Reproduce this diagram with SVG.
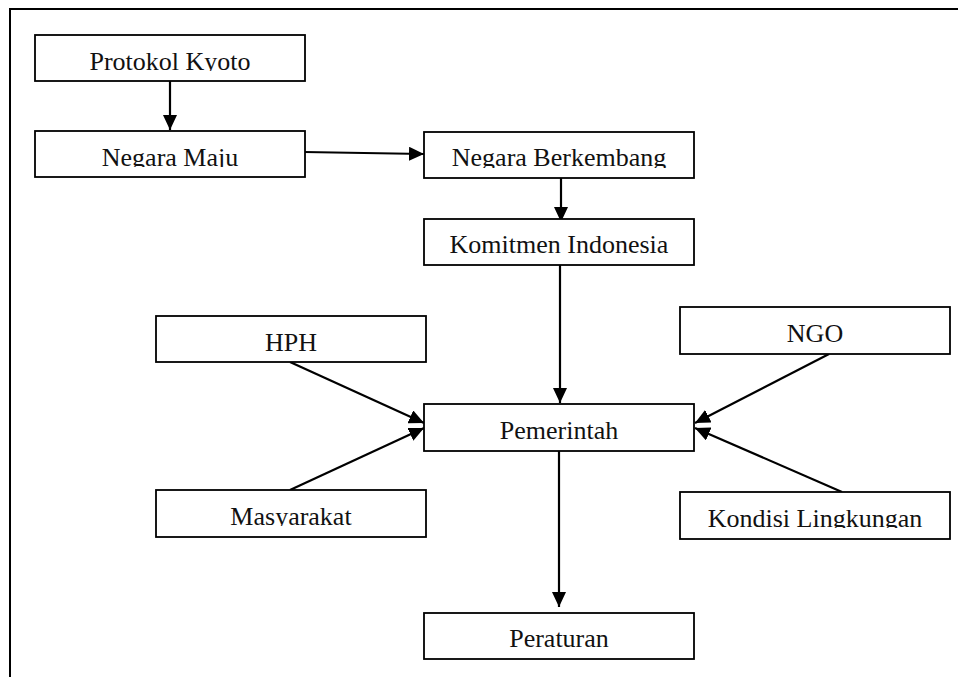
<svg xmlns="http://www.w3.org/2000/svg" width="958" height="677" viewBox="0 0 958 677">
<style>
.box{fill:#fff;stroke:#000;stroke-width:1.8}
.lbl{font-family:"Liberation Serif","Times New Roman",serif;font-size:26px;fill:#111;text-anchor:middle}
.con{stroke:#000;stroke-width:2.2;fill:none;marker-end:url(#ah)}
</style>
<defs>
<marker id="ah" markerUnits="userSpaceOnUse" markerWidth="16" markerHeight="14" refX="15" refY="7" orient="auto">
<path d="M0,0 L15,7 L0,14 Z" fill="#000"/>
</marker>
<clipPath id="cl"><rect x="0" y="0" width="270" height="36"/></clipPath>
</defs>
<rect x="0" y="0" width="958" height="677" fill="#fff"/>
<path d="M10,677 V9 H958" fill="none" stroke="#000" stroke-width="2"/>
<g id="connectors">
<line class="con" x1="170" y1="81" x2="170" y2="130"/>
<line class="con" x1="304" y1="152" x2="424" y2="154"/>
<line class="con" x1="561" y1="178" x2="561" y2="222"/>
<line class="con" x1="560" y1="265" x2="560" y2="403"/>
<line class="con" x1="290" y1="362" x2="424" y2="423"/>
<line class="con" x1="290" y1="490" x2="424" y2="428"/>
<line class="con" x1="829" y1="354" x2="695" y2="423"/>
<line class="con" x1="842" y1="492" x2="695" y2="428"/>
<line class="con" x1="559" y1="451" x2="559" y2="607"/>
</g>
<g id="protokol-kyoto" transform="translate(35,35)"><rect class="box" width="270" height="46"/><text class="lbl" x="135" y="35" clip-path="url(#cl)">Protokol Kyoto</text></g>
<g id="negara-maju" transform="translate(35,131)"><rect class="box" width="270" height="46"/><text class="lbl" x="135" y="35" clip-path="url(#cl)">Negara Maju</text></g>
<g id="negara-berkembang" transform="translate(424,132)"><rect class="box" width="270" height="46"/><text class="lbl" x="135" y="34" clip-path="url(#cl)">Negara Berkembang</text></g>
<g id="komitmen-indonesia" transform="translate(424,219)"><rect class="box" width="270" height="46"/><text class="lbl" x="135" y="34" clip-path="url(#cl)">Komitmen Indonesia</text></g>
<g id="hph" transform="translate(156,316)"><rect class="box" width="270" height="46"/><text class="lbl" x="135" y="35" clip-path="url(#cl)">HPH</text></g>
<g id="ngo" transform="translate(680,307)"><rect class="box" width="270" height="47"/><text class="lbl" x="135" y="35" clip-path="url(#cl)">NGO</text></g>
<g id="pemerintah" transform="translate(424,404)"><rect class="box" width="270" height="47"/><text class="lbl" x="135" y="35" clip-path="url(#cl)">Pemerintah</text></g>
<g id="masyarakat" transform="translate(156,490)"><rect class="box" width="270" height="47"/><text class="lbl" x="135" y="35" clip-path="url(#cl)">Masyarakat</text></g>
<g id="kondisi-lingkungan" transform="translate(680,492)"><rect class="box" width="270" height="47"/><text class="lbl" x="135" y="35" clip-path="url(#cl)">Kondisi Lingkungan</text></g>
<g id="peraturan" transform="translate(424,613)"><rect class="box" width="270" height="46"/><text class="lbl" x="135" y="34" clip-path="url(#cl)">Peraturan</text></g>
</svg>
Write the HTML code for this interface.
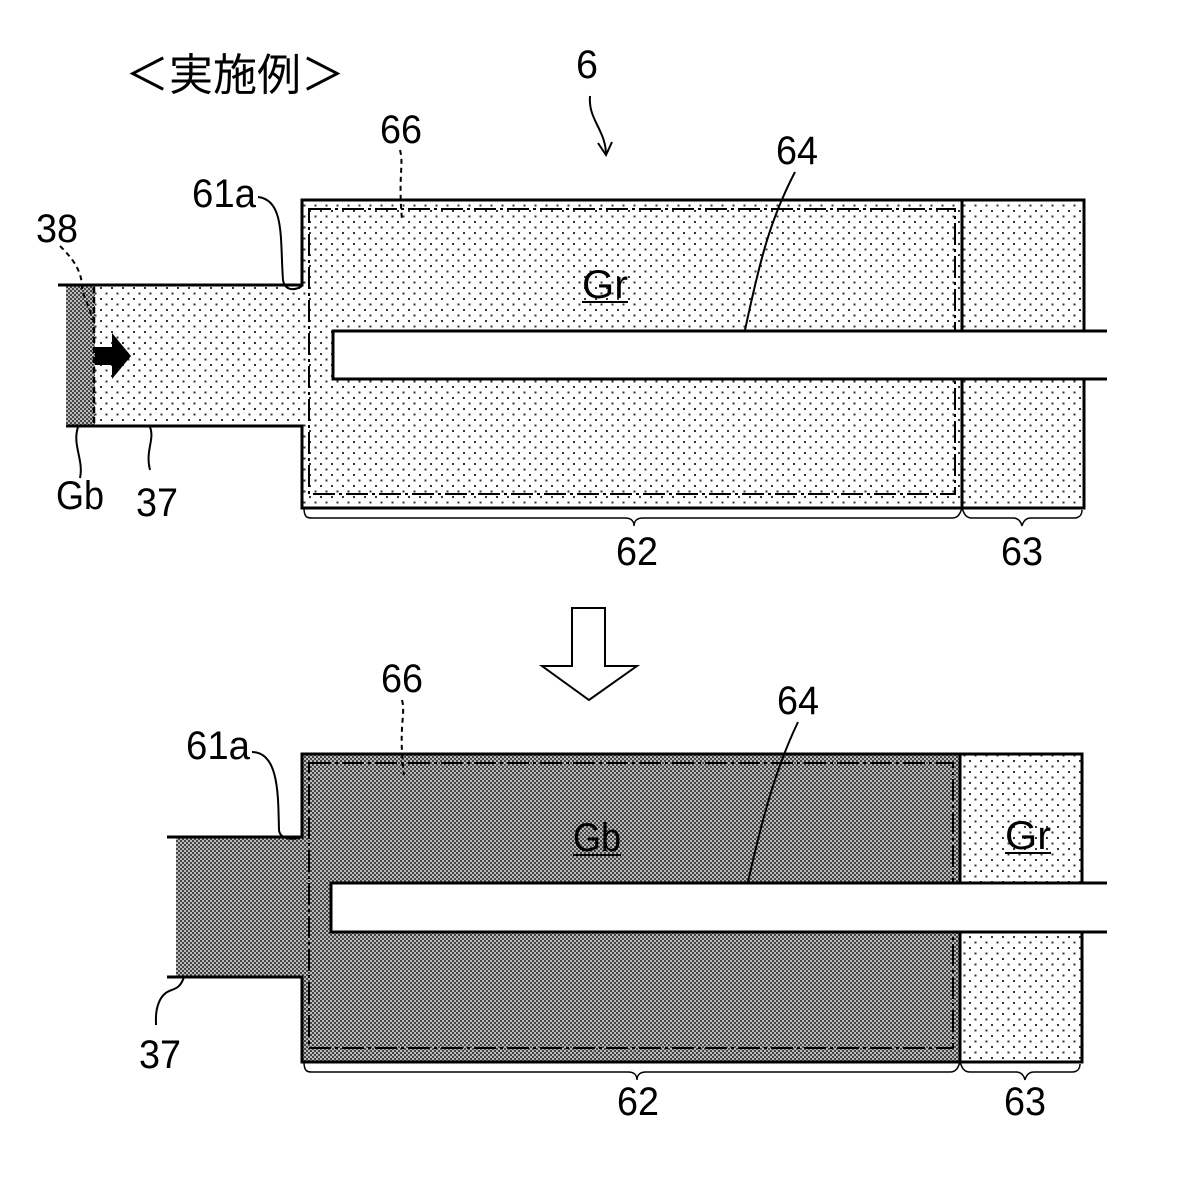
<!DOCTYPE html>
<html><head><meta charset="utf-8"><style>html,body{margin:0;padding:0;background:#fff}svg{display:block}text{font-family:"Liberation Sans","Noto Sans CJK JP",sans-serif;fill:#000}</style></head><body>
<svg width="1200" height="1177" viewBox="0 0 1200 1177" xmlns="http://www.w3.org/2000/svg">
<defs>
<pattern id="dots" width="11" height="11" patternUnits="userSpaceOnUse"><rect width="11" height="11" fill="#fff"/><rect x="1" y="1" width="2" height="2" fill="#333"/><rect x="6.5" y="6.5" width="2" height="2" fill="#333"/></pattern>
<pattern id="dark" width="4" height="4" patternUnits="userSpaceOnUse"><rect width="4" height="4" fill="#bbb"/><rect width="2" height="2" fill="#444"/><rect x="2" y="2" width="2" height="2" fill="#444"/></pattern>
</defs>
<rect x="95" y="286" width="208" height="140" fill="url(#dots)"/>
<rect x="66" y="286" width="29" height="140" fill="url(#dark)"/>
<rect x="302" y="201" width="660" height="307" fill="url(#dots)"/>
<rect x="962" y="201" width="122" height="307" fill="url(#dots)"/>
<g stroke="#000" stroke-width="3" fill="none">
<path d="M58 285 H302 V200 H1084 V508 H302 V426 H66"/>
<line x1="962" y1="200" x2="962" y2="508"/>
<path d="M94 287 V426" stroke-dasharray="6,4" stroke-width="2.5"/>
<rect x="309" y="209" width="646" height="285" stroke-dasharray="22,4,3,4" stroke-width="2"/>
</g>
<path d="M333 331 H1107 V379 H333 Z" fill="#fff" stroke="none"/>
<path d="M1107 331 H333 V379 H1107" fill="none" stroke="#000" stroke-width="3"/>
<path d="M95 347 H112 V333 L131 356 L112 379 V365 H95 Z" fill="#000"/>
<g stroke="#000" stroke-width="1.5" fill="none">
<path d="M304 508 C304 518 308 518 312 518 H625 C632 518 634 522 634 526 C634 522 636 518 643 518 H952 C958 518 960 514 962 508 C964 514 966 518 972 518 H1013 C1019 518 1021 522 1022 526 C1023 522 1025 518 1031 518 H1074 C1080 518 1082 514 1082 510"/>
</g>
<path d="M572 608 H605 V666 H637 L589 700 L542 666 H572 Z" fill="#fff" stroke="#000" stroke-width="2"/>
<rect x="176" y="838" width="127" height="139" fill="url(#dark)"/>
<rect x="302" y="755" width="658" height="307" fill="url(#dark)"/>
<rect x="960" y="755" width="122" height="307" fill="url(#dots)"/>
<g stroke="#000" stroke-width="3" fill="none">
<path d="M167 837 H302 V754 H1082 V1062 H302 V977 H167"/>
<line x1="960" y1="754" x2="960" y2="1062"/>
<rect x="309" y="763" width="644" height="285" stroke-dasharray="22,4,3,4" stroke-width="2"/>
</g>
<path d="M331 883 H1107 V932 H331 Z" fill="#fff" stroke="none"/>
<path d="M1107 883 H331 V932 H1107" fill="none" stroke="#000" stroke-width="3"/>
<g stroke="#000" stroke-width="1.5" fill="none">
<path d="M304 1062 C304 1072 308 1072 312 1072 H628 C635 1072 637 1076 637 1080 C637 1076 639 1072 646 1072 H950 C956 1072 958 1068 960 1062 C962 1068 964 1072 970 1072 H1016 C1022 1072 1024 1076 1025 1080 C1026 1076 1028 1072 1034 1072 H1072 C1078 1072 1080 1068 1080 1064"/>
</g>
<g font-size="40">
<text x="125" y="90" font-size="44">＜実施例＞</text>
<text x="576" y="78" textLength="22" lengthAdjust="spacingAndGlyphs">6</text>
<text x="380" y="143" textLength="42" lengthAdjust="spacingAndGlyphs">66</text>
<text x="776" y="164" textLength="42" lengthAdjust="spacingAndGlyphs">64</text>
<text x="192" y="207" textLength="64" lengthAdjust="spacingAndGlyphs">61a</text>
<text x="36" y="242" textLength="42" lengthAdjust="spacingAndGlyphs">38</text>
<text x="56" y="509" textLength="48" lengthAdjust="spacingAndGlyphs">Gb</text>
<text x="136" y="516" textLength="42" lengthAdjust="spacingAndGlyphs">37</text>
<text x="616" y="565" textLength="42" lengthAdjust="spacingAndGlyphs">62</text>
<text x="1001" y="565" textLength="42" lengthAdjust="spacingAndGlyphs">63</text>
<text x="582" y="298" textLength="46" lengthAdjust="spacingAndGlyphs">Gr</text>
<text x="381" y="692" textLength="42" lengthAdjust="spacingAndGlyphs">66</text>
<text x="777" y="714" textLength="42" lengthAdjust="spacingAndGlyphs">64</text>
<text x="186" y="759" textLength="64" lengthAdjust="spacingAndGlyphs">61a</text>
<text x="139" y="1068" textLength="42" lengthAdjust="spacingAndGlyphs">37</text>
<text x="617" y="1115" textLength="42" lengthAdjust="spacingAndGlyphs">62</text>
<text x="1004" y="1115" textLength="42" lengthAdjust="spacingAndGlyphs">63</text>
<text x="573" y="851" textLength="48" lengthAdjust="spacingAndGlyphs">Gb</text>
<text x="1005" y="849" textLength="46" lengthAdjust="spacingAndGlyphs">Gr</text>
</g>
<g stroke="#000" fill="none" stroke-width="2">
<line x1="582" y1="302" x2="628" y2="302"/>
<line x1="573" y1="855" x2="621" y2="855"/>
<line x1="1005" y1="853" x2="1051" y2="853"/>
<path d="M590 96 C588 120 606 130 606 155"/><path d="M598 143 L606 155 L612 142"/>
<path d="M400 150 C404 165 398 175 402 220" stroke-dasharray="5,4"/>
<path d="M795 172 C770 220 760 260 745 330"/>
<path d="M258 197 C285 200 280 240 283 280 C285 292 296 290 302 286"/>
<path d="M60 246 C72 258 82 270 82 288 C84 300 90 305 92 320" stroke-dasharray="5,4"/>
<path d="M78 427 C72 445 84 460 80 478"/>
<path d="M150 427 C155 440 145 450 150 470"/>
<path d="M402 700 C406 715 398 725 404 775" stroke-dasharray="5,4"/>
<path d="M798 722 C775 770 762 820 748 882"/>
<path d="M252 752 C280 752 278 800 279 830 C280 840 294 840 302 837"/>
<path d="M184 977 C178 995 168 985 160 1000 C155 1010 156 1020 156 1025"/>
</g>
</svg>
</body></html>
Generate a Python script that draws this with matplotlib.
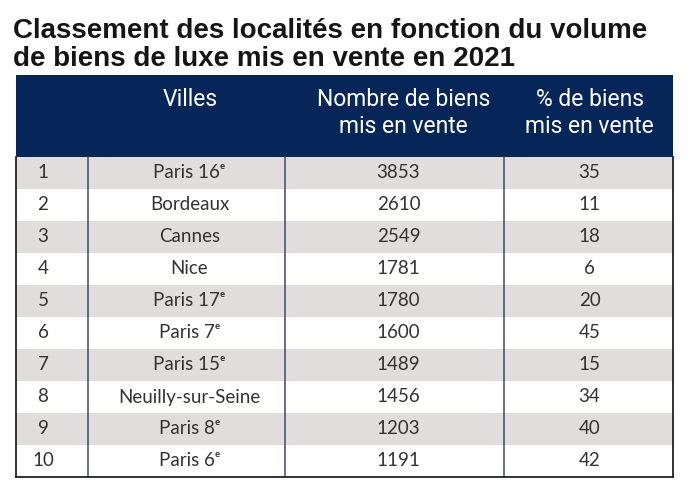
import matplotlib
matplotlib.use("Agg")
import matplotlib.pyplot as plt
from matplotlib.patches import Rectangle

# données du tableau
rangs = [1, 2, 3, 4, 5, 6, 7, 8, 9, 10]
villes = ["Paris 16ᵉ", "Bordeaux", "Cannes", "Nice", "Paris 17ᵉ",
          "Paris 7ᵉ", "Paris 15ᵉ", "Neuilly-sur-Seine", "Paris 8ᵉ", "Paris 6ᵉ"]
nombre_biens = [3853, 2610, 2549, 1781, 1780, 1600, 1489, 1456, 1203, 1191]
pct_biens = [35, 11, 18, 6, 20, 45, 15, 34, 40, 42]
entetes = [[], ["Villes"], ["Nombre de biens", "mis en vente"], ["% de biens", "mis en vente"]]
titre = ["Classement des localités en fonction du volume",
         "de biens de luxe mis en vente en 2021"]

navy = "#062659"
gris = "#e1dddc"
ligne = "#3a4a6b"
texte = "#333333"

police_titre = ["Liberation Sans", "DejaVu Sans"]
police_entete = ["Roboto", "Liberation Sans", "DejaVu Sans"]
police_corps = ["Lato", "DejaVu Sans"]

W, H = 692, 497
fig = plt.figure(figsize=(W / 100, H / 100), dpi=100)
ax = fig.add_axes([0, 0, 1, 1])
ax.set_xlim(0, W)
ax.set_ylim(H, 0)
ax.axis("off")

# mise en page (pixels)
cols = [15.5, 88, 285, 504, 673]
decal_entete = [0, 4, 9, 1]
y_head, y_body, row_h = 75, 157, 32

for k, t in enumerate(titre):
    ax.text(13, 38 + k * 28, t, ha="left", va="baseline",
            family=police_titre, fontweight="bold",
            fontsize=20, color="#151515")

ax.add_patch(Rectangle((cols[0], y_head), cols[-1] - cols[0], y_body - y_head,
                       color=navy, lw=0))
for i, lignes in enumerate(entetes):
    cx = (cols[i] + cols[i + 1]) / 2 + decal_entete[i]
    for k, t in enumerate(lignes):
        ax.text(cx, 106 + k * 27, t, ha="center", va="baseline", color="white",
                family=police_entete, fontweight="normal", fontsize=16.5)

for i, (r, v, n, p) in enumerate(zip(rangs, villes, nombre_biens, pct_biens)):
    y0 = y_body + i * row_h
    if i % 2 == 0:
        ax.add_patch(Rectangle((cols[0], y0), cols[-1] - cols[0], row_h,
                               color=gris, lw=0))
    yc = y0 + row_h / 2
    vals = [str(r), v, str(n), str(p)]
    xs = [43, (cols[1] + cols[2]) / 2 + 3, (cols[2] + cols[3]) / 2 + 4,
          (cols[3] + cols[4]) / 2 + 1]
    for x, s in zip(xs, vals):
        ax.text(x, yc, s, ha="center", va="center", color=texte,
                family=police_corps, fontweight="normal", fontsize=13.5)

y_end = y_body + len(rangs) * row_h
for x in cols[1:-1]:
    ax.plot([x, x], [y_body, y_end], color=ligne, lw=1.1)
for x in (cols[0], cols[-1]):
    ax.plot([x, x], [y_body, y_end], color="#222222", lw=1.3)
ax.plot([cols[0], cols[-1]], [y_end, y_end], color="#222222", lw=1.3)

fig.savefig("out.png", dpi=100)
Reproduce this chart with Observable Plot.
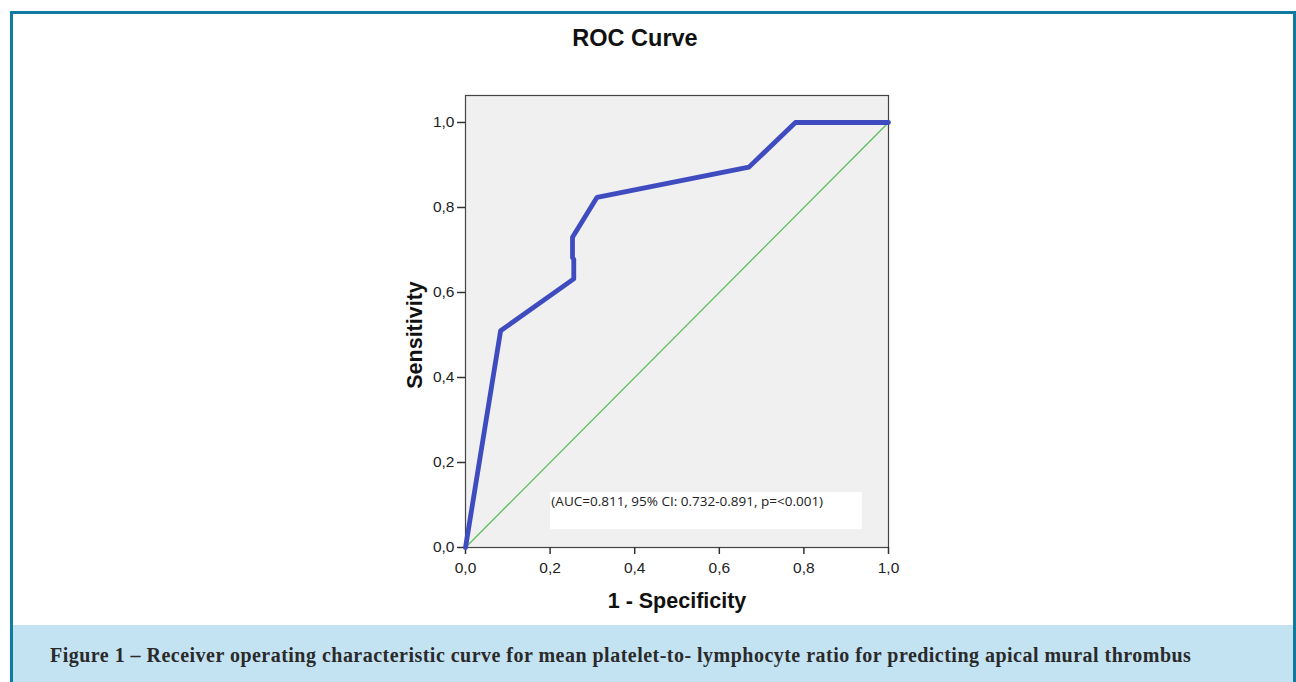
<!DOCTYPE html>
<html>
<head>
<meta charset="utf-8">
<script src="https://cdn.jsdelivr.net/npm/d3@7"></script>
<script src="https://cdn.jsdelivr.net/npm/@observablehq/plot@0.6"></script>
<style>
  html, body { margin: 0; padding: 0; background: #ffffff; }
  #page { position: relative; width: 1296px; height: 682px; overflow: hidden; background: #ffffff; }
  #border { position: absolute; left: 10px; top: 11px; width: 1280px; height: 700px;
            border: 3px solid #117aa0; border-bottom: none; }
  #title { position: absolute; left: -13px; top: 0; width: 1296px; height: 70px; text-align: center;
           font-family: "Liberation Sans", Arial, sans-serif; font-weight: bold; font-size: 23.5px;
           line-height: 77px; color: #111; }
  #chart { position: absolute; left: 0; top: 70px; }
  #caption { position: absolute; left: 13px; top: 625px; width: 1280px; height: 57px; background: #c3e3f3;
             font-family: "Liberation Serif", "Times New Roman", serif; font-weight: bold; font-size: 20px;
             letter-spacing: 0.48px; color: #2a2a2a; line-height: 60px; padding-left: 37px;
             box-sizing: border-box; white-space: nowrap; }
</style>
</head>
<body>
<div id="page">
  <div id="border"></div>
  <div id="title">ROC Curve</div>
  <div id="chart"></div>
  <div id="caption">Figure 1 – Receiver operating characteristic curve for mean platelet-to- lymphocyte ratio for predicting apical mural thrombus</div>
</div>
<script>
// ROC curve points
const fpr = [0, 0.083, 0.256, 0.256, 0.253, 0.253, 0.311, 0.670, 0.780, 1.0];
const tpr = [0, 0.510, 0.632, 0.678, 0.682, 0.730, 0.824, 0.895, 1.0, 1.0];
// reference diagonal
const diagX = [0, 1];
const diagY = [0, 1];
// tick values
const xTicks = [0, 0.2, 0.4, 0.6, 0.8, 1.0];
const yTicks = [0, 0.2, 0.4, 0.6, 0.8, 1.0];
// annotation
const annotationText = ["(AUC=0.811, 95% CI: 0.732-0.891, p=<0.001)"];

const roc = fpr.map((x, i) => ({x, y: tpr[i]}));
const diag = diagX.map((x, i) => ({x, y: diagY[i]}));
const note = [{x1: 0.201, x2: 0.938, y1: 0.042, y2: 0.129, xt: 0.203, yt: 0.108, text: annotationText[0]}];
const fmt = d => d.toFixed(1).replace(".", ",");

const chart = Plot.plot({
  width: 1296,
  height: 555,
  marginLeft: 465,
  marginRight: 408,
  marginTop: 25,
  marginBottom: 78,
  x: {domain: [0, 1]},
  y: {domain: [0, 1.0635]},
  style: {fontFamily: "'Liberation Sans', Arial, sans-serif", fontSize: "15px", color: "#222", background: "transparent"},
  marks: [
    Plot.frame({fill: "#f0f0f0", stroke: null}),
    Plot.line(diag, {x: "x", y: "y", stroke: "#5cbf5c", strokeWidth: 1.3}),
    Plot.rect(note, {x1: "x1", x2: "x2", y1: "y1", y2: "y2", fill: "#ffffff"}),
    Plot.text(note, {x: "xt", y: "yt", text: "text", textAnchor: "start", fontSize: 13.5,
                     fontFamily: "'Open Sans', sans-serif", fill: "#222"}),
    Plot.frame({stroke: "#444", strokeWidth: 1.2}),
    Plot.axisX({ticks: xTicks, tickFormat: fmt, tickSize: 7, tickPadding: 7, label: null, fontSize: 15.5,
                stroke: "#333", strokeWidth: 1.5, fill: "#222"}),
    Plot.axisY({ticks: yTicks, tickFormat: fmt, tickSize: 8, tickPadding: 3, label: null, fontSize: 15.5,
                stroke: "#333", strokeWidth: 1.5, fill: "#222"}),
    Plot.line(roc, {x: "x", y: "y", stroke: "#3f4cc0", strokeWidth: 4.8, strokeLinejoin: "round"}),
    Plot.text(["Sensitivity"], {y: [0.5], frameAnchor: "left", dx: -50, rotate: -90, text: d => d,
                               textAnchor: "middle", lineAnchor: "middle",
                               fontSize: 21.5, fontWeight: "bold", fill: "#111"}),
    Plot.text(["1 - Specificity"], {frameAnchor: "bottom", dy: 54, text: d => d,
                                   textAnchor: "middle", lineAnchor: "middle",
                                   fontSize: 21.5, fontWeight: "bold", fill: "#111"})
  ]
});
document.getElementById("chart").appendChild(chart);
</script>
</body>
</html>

========================================================================

Figure out how many lines of the data above include "with", then give the number and nothing more.

3